DATA PROVIDED:
## start

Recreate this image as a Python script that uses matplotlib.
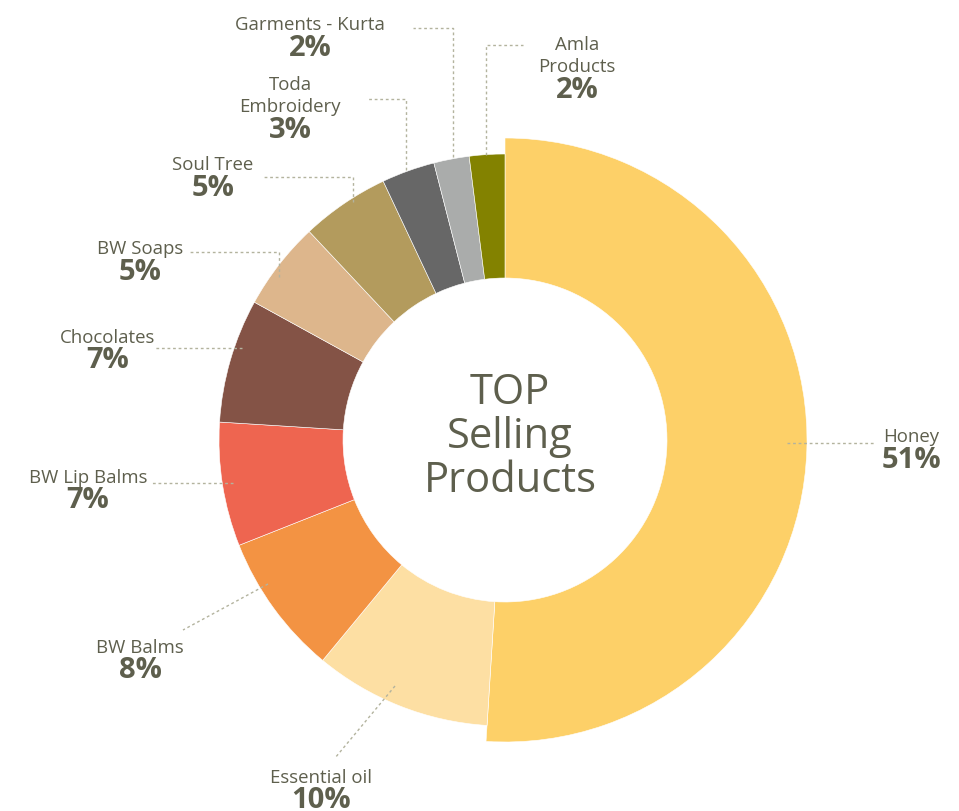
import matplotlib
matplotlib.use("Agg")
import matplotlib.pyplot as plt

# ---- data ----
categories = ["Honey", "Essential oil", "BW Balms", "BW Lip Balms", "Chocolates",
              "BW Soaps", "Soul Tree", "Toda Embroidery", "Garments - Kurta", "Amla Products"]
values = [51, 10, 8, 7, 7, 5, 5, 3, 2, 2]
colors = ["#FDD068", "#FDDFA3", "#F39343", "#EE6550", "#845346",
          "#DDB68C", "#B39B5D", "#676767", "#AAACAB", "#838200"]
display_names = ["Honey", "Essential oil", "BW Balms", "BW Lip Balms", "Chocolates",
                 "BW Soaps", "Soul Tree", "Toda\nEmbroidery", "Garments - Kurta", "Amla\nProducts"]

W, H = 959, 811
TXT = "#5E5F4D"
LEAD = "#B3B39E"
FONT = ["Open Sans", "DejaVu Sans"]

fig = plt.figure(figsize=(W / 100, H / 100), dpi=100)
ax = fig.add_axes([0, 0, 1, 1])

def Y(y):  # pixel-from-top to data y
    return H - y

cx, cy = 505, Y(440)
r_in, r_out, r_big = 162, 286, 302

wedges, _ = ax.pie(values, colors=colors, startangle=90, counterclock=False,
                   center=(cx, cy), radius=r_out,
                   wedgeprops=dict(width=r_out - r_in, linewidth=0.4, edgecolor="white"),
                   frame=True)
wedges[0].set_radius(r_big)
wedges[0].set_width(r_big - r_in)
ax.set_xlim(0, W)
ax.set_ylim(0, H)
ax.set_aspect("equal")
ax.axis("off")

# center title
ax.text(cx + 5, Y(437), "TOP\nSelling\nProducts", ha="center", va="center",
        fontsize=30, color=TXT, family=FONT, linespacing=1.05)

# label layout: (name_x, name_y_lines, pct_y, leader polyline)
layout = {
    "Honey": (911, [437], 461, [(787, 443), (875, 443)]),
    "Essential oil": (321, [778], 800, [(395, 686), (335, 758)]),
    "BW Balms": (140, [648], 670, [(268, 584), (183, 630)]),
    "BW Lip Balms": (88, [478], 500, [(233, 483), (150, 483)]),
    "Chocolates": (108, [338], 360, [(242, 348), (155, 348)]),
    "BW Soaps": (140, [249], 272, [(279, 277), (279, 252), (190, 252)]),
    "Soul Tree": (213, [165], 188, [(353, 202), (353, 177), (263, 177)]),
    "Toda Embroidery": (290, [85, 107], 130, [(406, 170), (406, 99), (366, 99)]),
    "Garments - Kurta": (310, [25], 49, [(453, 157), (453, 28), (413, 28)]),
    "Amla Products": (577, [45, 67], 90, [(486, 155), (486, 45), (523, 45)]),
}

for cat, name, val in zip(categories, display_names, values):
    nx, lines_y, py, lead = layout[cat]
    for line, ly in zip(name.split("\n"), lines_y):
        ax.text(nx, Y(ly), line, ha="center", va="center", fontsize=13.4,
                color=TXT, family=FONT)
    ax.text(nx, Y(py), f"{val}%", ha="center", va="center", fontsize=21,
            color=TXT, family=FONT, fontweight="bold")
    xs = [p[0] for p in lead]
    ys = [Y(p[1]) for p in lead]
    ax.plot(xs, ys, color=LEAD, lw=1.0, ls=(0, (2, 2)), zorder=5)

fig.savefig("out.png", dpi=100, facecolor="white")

## end

YOUR GOAL: Restate the material word for word from its first line through the line containing "r_in, r_out, r_big = 162, 286, 302", both included; the pictures do not belong in it.

OUTPUT OF THE TASK:
Recreate this image as a Python script that uses matplotlib.
import matplotlib
matplotlib.use("Agg")
import matplotlib.pyplot as plt

# ---- data ----
categories = ["Honey", "Essential oil", "BW Balms", "BW Lip Balms", "Chocolates",
              "BW Soaps", "Soul Tree", "Toda Embroidery", "Garments - Kurta", "Amla Products"]
values = [51, 10, 8, 7, 7, 5, 5, 3, 2, 2]
colors = ["#FDD068", "#FDDFA3", "#F39343", "#EE6550", "#845346",
          "#DDB68C", "#B39B5D", "#676767", "#AAACAB", "#838200"]
display_names = ["Honey", "Essential oil", "BW Balms", "BW Lip Balms", "Chocolates",
                 "BW Soaps", "Soul Tree", "Toda\nEmbroidery", "Garments - Kurta", "Amla\nProducts"]

W, H = 959, 811
TXT = "#5E5F4D"
LEAD = "#B3B39E"
FONT = ["Open Sans", "DejaVu Sans"]

fig = plt.figure(figsize=(W / 100, H / 100), dpi=100)
ax = fig.add_axes([0, 0, 1, 1])

def Y(y):  # pixel-from-top to data y
    return H - y

cx, cy = 505, Y(440)
r_in, r_out, r_big = 162, 286, 302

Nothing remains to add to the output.